5.  Mystic awareness of the sacred.  People do write about this and love to read about it, but it is the ultimate version of something that needs no words: just point.

6.  The sacred as a system of taboos meant to protect, respect, preserve -- like not walking on graves, wearing or not wearing a hat in a dedicated sacred building, and so on.  Not eating other people might be the most extreme example, but there are cultures where cannibalism shows respect and merging.

7.  A theology used by institutions to justify themselves and therefore merged with one particular system by use of terms like “god” in pledges and legal matters.  God as a wax seal of authenticity.

8.  Ultimate authority, sometimes used to justify nations and the claims of their leaders.  A “tie-breaker” or mediator that can avoid violence, like the Pope in medieval Europe.

9.  Magic.  Casting spells and controlling events or people.

10.  Ghosts and dragons.  Escaping to impossible events, a craving for miracles.

11.  Valorization of the naturally sacred: mountains, oceans, trees.

12.  Social efforts to control whatever seems harmful, whether suicide, oppression, killing of children, and other taboos about sex, food, money, clothing, and so on.  This is where morality meets magic.  (Stopping tragedy seems impossible except with miracles.)

13.  The effect of writing on religion is profound.  But the Sacred “Book” is valorized how?  The Bible is “curated,” meaning censored by a committee of old men at the Council of Nicaea.  The Apocrypha is part of the material left out from the same period and reputedly from the same prophets.

14.  Virtue can be an inadvertent plan for extinction.  One reason to protect the stigmatized is that they might be better suited for the bottleneck times than conventionally adjusted people.

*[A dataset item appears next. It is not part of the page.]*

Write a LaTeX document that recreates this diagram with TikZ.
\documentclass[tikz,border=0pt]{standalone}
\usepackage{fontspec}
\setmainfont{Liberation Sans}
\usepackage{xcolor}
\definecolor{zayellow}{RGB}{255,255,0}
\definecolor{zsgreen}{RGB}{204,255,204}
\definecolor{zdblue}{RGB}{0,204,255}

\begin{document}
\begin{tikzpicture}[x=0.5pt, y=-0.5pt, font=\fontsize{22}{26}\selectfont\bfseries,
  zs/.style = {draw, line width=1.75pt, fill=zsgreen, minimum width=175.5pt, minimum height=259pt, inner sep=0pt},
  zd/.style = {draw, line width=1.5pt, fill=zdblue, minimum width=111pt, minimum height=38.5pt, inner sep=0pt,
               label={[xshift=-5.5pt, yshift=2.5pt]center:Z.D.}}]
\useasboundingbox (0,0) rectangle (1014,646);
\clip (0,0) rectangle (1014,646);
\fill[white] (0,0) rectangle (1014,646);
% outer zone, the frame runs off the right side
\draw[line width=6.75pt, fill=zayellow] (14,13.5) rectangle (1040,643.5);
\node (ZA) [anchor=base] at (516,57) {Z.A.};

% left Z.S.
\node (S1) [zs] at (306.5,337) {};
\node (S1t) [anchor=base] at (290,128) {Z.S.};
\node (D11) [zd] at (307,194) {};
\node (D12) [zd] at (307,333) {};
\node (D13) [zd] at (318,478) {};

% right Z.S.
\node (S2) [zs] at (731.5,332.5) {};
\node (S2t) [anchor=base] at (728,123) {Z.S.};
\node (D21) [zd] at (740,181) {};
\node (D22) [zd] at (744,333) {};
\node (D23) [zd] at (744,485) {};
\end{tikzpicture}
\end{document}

My interest in this new field of “Deep Time” is of intense usefulness to me because I think one source of clarification might be going back to a period BEFORE there was any religion.  How did religion form?  How do human brains recognize what is sacred in the terms of Eliade, a felt difference that sets some situations apart?  What, even in our modern brains, still wants to pray?  How can interacting molecules floating in a red soup separated from the world outside our bodies by a thin easily-torn skin, make us feel so convinced that we have a unique identity and that we are making our own choices?

Some, who see religion as “organized” and therefore a matter of institutions with hierarchies and duties, claim religion did not exist before agriculture was invented, because there is no evidence of temples before that.  (Their “definition” of religion requires temples).   But if one goes to the kind of religion we call “spirituality,” which is just about as variously defined as “religion”, that certainly is not confined to agricultural communities.  Pre-industrial hunting is trying to become in harmony with the world and therefore sensitive to opportunities to get prey.  If the farmer’s religion is based on crops, the hunter’s religion is based on sign, and there you have it:  Jacob and Esau.  Still arguing about what to eat.

Luckily, partly because of the new research on how the brain and body neurons function to guide us, what genetic research reveals, and the greatly expanded understanding of the planet’s time-line, there is a body of people thinking about these issues.  There’s still the issue of virtue giving eternal life in some other place, the problem of how a decidedly finite and vulnerable body can live forever and whether anyone would really want to, and just what might a “soul” be like -- a part of one’s identity that is separable from one’s body but imperceptible and possibly not even conscious.  

Have the terms of survival really changed?  Is virtue a waste of energy?